Set task: Below is some material; set it all down exactly, apart from the pictures.

## begin Data

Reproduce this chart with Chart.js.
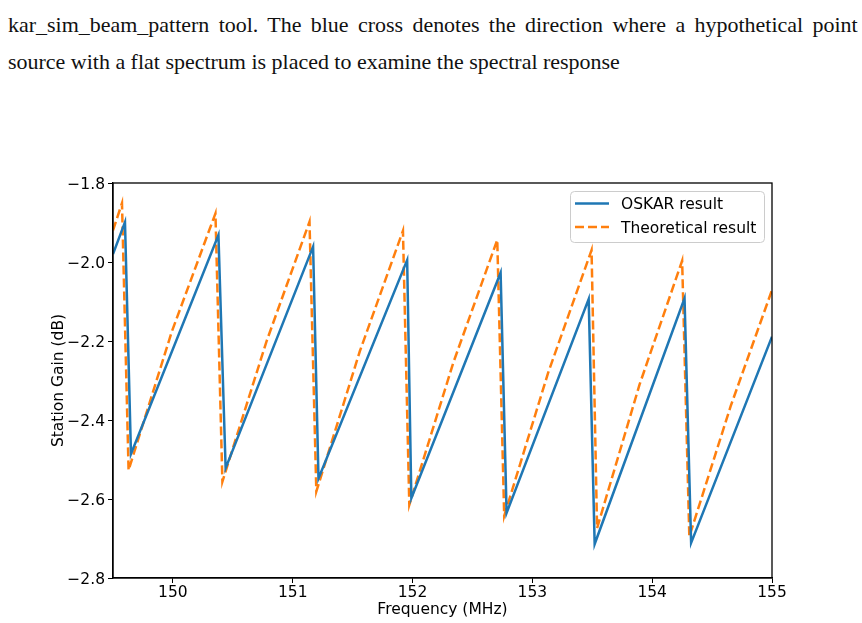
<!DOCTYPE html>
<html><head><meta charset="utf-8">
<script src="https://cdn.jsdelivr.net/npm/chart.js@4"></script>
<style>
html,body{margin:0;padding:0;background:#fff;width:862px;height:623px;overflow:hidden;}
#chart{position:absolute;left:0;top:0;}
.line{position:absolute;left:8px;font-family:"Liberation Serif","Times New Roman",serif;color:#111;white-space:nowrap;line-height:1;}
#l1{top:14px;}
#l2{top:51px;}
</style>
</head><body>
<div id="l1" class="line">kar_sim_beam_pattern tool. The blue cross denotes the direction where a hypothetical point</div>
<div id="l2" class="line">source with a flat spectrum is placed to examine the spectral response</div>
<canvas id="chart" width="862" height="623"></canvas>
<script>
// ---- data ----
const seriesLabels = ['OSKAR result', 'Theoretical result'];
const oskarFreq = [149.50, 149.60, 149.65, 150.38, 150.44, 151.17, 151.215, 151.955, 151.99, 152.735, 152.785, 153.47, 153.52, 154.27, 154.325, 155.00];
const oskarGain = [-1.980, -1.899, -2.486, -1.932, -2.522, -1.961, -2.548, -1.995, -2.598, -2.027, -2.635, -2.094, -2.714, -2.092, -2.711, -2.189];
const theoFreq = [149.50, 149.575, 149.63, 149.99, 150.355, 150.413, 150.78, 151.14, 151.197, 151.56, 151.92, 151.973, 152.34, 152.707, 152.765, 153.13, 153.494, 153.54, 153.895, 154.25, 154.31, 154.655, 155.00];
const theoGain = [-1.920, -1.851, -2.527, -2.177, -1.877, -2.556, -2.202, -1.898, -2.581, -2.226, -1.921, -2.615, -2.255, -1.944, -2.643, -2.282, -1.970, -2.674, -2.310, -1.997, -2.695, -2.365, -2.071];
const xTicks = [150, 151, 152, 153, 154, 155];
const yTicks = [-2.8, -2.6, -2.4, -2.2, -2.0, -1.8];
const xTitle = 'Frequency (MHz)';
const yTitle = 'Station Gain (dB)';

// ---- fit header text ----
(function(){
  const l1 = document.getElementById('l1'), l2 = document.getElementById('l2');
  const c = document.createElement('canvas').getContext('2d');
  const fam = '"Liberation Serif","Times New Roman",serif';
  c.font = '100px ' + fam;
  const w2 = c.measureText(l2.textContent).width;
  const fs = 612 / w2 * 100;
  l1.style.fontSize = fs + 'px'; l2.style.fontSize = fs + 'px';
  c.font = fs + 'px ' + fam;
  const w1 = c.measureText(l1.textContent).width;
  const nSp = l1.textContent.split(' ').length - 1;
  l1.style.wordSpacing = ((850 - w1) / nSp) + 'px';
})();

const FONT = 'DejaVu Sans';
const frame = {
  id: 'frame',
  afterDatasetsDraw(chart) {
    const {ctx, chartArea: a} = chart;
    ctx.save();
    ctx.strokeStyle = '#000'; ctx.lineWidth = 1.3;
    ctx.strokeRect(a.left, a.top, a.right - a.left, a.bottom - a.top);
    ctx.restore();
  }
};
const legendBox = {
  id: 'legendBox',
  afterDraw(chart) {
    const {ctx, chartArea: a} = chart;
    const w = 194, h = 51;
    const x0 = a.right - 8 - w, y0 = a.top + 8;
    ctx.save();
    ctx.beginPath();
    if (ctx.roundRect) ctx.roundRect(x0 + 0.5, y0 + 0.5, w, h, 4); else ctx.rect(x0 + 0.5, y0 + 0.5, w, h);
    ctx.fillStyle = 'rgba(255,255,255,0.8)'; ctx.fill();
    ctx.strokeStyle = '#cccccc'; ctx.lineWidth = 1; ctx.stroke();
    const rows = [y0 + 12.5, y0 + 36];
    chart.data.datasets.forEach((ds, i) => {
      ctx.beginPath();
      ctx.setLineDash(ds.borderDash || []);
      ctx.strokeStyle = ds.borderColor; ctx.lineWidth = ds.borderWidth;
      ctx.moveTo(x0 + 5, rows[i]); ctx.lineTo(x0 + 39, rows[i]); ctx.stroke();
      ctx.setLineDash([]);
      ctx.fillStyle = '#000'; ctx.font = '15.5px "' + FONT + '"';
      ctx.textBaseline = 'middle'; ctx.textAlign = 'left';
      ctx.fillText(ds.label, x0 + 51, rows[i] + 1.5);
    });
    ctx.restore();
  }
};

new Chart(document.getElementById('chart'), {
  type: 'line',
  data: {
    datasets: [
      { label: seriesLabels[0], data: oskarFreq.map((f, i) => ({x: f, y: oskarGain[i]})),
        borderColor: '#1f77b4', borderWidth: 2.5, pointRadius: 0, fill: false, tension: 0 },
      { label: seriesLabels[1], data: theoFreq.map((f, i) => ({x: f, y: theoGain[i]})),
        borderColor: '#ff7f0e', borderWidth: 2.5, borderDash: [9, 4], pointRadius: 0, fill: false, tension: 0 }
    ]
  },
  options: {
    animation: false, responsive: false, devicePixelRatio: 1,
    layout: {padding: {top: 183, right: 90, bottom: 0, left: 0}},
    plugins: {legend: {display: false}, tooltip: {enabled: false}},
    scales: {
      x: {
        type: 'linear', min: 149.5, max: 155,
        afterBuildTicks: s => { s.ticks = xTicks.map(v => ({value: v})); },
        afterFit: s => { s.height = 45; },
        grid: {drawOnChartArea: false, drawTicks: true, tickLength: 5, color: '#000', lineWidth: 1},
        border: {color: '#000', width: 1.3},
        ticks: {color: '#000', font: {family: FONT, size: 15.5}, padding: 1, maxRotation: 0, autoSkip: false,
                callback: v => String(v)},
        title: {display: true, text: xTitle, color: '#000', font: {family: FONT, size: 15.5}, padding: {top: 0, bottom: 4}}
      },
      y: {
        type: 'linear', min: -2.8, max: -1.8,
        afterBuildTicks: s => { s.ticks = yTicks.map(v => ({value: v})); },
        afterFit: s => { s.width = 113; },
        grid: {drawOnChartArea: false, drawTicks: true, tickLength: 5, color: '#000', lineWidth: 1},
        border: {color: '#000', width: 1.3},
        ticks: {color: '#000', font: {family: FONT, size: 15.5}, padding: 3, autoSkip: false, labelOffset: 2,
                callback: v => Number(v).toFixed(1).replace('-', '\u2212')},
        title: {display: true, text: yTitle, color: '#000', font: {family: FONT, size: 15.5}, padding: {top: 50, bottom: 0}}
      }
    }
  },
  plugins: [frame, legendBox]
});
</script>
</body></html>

## end Data

Answer to this exercise:
Reproduce this chart with Chart.js.
<!DOCTYPE html>
<html><head><meta charset="utf-8">
<script src="https://cdn.jsdelivr.net/npm/chart.js@4"></script>
<style>
html,body{margin:0;padding:0;background:#fff;width:862px;height:623px;overflow:hidden;}
#chart{position:absolute;left:0;top:0;}
.line{position:absolute;left:8px;font-family:"Liberation Serif","Times New Roman",serif;color:#111;white-space:nowrap;line-height:1;}
#l1{top:14px;}
#l2{top:51px;}
</style>
</head><body>
<div id="l1" class="line">kar_sim_beam_pattern tool. The blue cross denotes the direction where a hypothetical point</div>
<div id="l2" class="line">source with a flat spectrum is placed to examine the spectral response</div>
<canvas id="chart" width="862" height="623"></canvas>
<script>
// ---- data ----
const seriesLabels = ['OSKAR result', 'Theoretical result'];
const oskarFreq = [149.50, 149.60, 149.65, 150.38, 150.44, 151.17, 151.215, 151.955, 151.99, 152.735, 152.785, 153.47, 153.52, 154.27, 154.325, 155.00];
const oskarGain = [-1.980, -1.899, -2.486, -1.932, -2.522, -1.961, -2.548, -1.995, -2.598, -2.027, -2.635, -2.094, -2.714, -2.092, -2.711, -2.189];
const theoFreq = [149.50, 149.575, 149.63, 149.99, 150.355, 150.413, 150.78, 151.14, 151.197, 151.56, 151.92, 151.973, 152.34, 152.707, 152.765, 153.13, 153.494, 153.54, 153.895, 154.25, 154.31, 154.655, 155.00];
const theoGain = [-1.920, -1.851, -2.527, -2.177, -1.877, -2.556, -2.202, -1.898, -2.581, -2.226, -1.921, -2.615, -2.255, -1.944, -2.643, -2.282, -1.970, -2.674, -2.310, -1.997, -2.695, -2.365, -2.071];
const xTicks = [150, 151, 152, 153, 154, 155];
const yTicks = [-2.8, -2.6, -2.4, -2.2, -2.0, -1.8];
const xTitle = 'Frequency (MHz)';
const yTitle = 'Station Gain (dB)';

// ---- fit header text ----
(function(){
  const l1 = document.getElementById('l1'), l2 = document.getElementById('l2');
  const c = document.createElement('canvas').getContext('2d');
  const fam = '"Liberation Serif","Times New Roman",serif';
  c.font = '100px ' + fam;
  const w2 = c.measureText(l2.textContent).width;
  const fs = 612 / w2 * 100;
  l1.style.fontSize = fs + 'px'; l2.style.fontSize = fs + 'px';
  c.font = fs + 'px ' + fam;
  const w1 = c.measureText(l1.textContent).width;
  const nSp = l1.textContent.split(' ').length - 1;
  l1.style.wordSpacing = ((850 - w1) / nSp) + 'px';
})();

const FONT = 'DejaVu Sans';
const frame = {
  id: 'frame',
  afterDatasetsDraw(chart) {
    const {ctx, chartArea: a} = chart;
    ctx.save();
    ctx.strokeStyle = '#000'; ctx.lineWidth = 1.3;
    ctx.strokeRect(a.left, a.top, a.right - a.left, a.bottom - a.top);
    ctx.restore();
  }
};
const legendBox = {
  id: 'legendBox',
  afterDraw(chart) {
    const {ctx, chartArea: a} = chart;
    const w = 194, h = 51;
    const x0 = a.right - 8 - w, y0 = a.top + 8;
    ctx.save();
    ctx.beginPath();
    if (ctx.roundRect) ctx.roundRect(x0 + 0.5, y0 + 0.5, w, h, 4); else ctx.rect(x0 + 0.5, y0 + 0.5, w, h);
    ctx.fillStyle = 'rgba(255,255,255,0.8)'; ctx.fill();
    ctx.strokeStyle = '#cccccc'; ctx.lineWidth = 1; ctx.stroke();
    const rows = [y0 + 12.5, y0 + 36];
    chart.data.datasets.forEach((ds, i) => {
      ctx.beginPath();
      ctx.setLineDash(ds.borderDash || []);
      ctx.strokeStyle = ds.borderColor; ctx.lineWidth = ds.borderWidth;
      ctx.moveTo(x0 + 5, rows[i]); ctx.lineTo(x0 + 39, rows[i]); ctx.stroke();
      ctx.setLineDash([]);
      ctx.fillStyle = '#000'; ctx.font = '15.5px "' + FONT + '"';
      ctx.textBaseline = 'middle'; ctx.textAlign = 'left';
      ctx.fillText(ds.label, x0 + 51, rows[i] + 1.5);
    });
    ctx.restore();
  }
};

new Chart(document.getElementById('chart'), {
  type: 'line',
  data: {
    datasets: [
      { label: seriesLabels[0], data: oskarFreq.map((f, i) => ({x: f, y: oskarGain[i]})),
        borderColor: '#1f77b4', borderWidth: 2.5, pointRadius: 0, fill: false, tension: 0 },
      { label: seriesLabels[1], data: theoFreq.map((f, i) => ({x: f, y: theoGain[i]})),
        borderColor: '#ff7f0e', borderWidth: 2.5, borderDash: [9, 4], pointRadius: 0, fill: false, tension: 0 }
    ]
  },
  options: {
    animation: false, responsive: false, devicePixelRatio: 1,
    layout: {padding: {top: 183, right: 90, bottom: 0, left: 0}},
    plugins: {legend: {display: false}, tooltip: {enabled: false}},
    scales: {
      x: {
        type: 'linear', min: 149.5, max: 155,
        afterBuildTicks: s => { s.ticks = xTicks.map(v => ({value: v})); },
        afterFit: s => { s.height = 45; },
        grid: {drawOnChartArea: false, drawTicks: true, tickLength: 5, color: '#000', lineWidth: 1},
        border: {color: '#000', width: 1.3},
        ticks: {color: '#000', font: {family: FONT, size: 15.5}, padding: 1, maxRotation: 0, autoSkip: false,
                callback: v => String(v)},
        title: {display: true, text: xTitle, color: '#000', font: {family: FONT, size: 15.5}, padding: {top: 0, bottom: 4}}
      },
      y: {
        type: 'linear', min: -2.8, max: -1.8,
        afterBuildTicks: s => { s.ticks = yTicks.map(v => ({value: v})); },
        afterFit: s => { s.width = 113; },
        grid: {drawOnChartArea: false, drawTicks: true, tickLength: 5, color: '#000', lineWidth: 1},
        border: {color: '#000', width: 1.3},
        ticks: {color: '#000', font: {family: FONT, size: 15.5}, padding: 3, autoSkip: false, labelOffset: 2,
                callback: v => Number(v).toFixed(1).replace('-', '\u2212')},
        title: {display: true, text: yTitle, color: '#000', font: {family: FONT, size: 15.5}, padding: {top: 50, bottom: 0}}
      }
    }
  },
  plugins: [frame, legendBox]
});
</script>
</body></html>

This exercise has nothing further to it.